* **TASK DIRECTIONS**: Everything from the first line of the data through the line with "0.4, 0.6, 0.8];" is to be echoed exactly, minus the pictures.

* **MATERIAL FOR THE TASK**:
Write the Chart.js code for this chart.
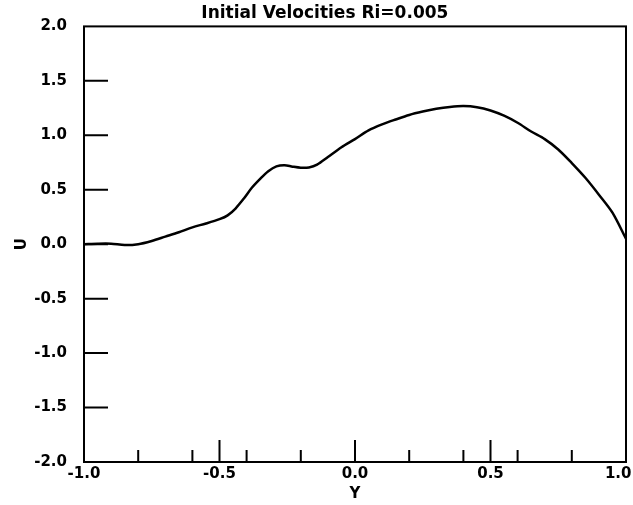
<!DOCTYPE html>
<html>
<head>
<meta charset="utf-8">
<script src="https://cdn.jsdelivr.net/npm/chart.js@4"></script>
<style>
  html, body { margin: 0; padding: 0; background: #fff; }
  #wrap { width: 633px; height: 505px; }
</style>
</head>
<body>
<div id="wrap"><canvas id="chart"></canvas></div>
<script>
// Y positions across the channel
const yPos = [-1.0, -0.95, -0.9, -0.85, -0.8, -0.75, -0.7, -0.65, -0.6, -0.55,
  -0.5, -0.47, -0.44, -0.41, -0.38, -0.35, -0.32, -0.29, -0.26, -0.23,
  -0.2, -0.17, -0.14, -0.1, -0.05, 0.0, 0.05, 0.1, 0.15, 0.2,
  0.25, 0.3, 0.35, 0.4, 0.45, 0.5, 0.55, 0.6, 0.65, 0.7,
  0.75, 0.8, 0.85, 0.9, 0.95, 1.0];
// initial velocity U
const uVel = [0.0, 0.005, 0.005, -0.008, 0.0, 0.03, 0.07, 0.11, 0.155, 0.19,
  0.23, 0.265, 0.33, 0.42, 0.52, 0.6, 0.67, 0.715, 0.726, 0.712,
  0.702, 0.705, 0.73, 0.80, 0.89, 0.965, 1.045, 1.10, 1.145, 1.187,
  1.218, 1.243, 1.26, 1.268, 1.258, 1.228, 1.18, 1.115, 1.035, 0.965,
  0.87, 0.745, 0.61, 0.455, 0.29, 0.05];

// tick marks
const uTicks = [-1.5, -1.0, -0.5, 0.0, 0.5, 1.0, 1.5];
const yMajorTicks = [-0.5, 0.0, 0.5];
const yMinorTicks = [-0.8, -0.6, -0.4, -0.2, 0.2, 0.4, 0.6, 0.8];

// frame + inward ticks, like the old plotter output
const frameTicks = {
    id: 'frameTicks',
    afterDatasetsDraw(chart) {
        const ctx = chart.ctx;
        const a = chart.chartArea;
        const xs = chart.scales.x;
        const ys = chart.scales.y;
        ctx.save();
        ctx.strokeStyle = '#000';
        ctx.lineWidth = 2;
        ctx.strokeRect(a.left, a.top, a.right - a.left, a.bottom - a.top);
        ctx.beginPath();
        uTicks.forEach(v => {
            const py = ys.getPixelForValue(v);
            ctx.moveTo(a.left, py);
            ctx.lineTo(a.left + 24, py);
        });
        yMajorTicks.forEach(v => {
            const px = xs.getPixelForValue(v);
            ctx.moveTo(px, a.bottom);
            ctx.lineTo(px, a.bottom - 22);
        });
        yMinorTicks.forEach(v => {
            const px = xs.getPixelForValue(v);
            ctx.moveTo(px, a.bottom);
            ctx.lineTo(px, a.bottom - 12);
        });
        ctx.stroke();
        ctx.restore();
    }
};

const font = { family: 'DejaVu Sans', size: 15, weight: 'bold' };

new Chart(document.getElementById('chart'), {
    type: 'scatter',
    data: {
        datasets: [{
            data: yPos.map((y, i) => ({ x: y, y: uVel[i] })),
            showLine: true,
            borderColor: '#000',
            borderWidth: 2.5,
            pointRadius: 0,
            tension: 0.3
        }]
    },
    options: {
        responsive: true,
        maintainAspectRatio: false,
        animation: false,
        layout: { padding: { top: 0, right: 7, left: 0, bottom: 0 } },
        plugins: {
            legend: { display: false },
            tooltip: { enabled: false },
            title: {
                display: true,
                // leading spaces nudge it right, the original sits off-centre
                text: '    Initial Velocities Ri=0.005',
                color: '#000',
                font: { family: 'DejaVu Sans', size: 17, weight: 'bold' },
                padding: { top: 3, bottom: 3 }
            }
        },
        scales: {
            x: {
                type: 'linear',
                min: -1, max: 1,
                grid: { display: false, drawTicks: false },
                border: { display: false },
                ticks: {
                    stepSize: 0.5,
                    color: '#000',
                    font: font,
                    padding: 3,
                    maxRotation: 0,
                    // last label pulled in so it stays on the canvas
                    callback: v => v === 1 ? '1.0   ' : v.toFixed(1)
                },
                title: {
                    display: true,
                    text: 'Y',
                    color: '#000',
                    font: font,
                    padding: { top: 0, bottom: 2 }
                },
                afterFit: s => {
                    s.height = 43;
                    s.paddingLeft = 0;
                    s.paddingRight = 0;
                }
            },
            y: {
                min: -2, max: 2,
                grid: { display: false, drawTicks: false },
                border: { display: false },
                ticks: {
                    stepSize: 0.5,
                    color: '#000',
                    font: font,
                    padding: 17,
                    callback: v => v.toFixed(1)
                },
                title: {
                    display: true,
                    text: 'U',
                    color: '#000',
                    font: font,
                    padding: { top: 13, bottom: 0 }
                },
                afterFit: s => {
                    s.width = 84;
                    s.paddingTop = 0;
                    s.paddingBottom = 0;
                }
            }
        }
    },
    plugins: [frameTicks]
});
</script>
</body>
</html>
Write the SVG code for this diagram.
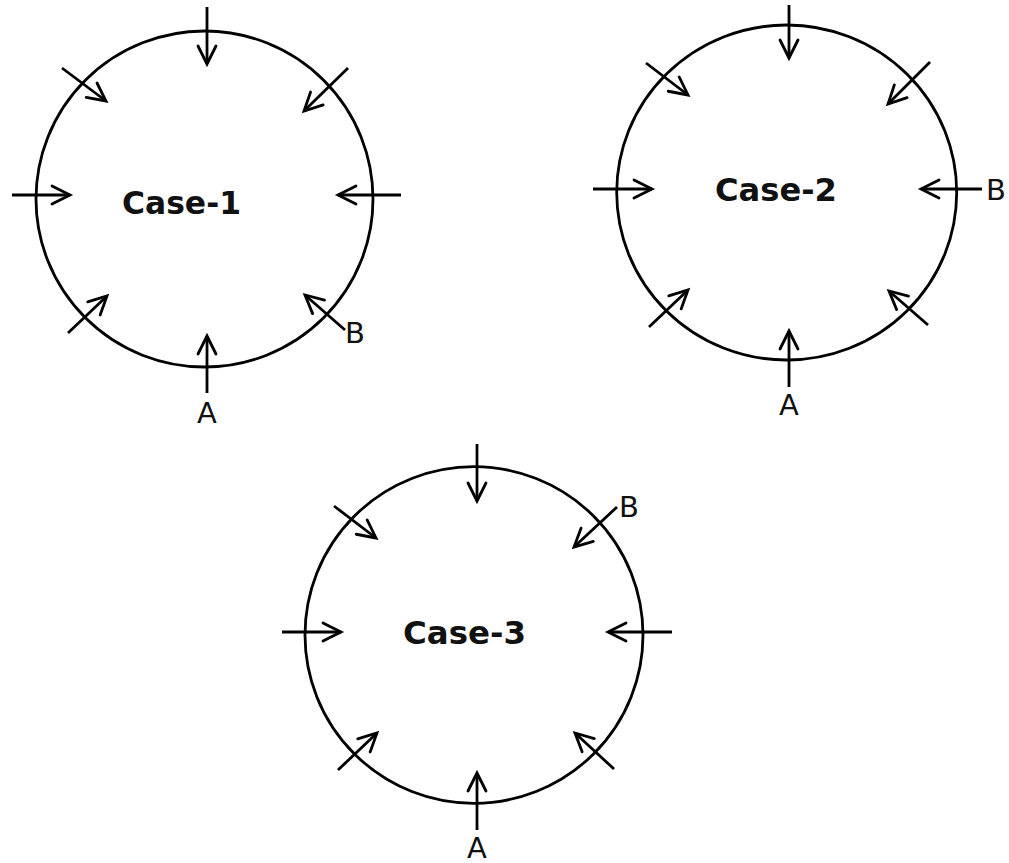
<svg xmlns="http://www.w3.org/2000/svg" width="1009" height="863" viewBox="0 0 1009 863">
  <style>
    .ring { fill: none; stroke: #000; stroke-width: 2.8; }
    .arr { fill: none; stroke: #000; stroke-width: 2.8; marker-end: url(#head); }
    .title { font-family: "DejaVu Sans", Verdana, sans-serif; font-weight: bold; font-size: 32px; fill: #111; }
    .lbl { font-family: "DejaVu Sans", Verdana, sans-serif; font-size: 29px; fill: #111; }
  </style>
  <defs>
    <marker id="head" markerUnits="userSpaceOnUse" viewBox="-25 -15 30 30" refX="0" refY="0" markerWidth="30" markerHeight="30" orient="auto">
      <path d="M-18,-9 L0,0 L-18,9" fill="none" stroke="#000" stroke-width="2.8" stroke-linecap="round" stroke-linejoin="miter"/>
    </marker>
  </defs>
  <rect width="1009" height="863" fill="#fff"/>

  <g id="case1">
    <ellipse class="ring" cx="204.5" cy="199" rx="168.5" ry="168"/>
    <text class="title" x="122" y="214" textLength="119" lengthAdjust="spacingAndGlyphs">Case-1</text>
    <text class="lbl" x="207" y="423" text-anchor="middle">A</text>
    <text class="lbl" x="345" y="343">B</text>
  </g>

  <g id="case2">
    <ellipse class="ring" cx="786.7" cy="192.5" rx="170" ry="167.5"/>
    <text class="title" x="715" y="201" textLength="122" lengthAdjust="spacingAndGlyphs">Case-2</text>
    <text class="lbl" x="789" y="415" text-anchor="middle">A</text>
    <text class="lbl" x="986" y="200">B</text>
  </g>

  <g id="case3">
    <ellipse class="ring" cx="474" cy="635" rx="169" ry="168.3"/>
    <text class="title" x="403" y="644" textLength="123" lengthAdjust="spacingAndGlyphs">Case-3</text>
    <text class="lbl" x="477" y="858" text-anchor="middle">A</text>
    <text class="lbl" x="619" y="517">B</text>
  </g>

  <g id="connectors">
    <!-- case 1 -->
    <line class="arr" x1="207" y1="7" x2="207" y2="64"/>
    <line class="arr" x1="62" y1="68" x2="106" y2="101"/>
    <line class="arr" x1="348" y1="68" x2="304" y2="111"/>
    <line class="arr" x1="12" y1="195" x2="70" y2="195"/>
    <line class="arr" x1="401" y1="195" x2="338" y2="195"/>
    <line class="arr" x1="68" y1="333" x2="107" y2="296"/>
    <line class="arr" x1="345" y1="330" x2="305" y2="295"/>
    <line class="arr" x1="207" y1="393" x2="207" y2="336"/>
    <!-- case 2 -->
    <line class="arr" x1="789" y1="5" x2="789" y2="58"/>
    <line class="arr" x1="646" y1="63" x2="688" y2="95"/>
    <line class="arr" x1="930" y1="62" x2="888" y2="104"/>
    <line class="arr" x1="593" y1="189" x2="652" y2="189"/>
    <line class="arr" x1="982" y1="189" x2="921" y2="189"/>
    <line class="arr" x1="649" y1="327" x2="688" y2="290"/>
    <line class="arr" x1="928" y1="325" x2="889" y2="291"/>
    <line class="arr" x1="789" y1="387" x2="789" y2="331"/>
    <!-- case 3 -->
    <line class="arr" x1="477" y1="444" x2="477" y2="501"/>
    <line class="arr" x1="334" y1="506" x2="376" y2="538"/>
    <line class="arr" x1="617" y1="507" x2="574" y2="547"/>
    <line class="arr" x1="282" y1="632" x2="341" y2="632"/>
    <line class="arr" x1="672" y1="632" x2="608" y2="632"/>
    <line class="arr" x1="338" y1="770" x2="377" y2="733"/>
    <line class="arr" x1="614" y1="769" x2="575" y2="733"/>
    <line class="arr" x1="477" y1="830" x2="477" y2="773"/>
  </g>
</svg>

* **WRITTEN SOLUTION**:
Write the Chart.js code for this chart.
<!DOCTYPE html>
<html>
<head>
<meta charset="utf-8">
<script src="https://cdn.jsdelivr.net/npm/chart.js@4"></script>
<style>
  html, body { margin: 0; padding: 0; background: #fff; }
  #wrap { width: 633px; height: 505px; }
</style>
</head>
<body>
<div id="wrap"><canvas id="chart"></canvas></div>
<script>
// Y positions across the channel
const yPos = [-1.0, -0.95, -0.9, -0.85, -0.8, -0.75, -0.7, -0.65, -0.6, -0.55,
  -0.5, -0.47, -0.44, -0.41, -0.38, -0.35, -0.32, -0.29, -0.26, -0.23,
  -0.2, -0.17, -0.14, -0.1, -0.05, 0.0, 0.05, 0.1, 0.15, 0.2,
  0.25, 0.3, 0.35, 0.4, 0.45, 0.5, 0.55, 0.6, 0.65, 0.7,
  0.75, 0.8, 0.85, 0.9, 0.95, 1.0];
// initial velocity U
const uVel = [0.0, 0.005, 0.005, -0.008, 0.0, 0.03, 0.07, 0.11, 0.155, 0.19,
  0.23, 0.265, 0.33, 0.42, 0.52, 0.6, 0.67, 0.715, 0.726, 0.712,
  0.702, 0.705, 0.73, 0.80, 0.89, 0.965, 1.045, 1.10, 1.145, 1.187,
  1.218, 1.243, 1.26, 1.268, 1.258, 1.228, 1.18, 1.115, 1.035, 0.965,
  0.87, 0.745, 0.61, 0.455, 0.29, 0.05];

// tick marks
const uTicks = [-1.5, -1.0, -0.5, 0.0, 0.5, 1.0, 1.5];
const yMajorTicks = [-0.5, 0.0, 0.5];
const yMinorTicks = [-0.8, -0.6, -0.4, -0.2, 0.2, 0.4, 0.6, 0.8];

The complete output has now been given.